Spatial diversity is a technique used in wireless communication to improve the quality and reliability of a signal through the use of multiple physical paths. By leveraging the inherent randomness of radio wave propagation, spatial diversity can combat the deleterious effects of fading, interference, and shadowing.

Key Concepts:

  1. Multiple Antennas: Spatial diversity often involves using multiple antennas at the transmitter, the receiver, or both. These antennas are usually separated by some distance, allowing each one to experience a slightly different version of the transmitted signal.
  2. Fading: As radio waves travel, they can fade or diminish in strength due to various factors, such as interference, reflection, or obstruction. Spatial diversity aims to mitigate the effects of fading by capturing the transmitted signal at multiple points in space.
  3. Combining Techniques: Once the multiple versions of the signal are received from the different antennas, they are combined to produce a single, clearer version of the original signal. Techniques like maximal ratio combining (MRC) can be employed to optimize this process.
  4. Diversity Gain: This refers to the improvement in signal-to-noise ratio (SNR) achieved by using spatial diversity.

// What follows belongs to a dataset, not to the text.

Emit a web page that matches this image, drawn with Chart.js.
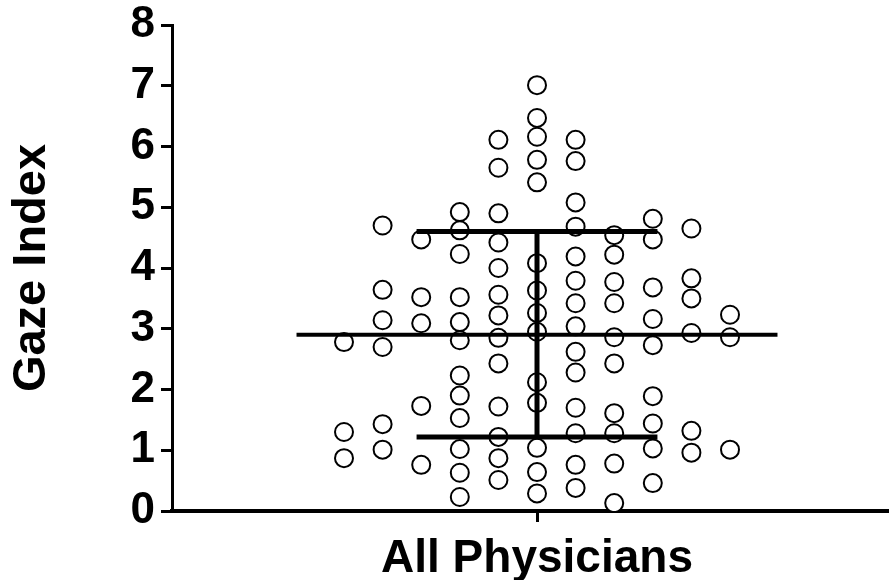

A system with good diversity gain can deliver a clearer, more reliable signal than a system without it.
  5. Applications:
  • Wireless Networks: Spatial diversity is widely used in Wi-Fi and cellular networks, especially those employing MIMO (Multiple Input, Multiple Output) technology.
  • Satellite Communications: Given the long distances involved, spatial diversity can be critical in ensuring reliable satellite links.
  • Broadcast: Spatial diversity can be employed in television and radio broadcast systems to enhance reception quality.

Advantages:

  • Improved Reliability: Spatial diversity reduces the likelihood of signal drop-outs or lost connections.
  • Enhanced Capacity: Systems that use spatial diversity, like MIMO, can transmit more data simultaneously, increasing network capacity.
  • Better Quality: By improving the SNR, spatial diversity can lead to clearer voice transmissions and higher data throughput rates.

Challenges:

  • Space Requirements: For effective spatial diversity, antennas need to be separated by a certain minimum distance. This can pose design challenges, especially in compact devices.
  • Complexity: Implementing spatial diversity can introduce complexity in terms of signal processing and hardware requirements.

In essence, spatial diversity is a powerful tool in the arsenal of wireless communication technologies, enabling more robust and high-quality transmissions even in challenging environments.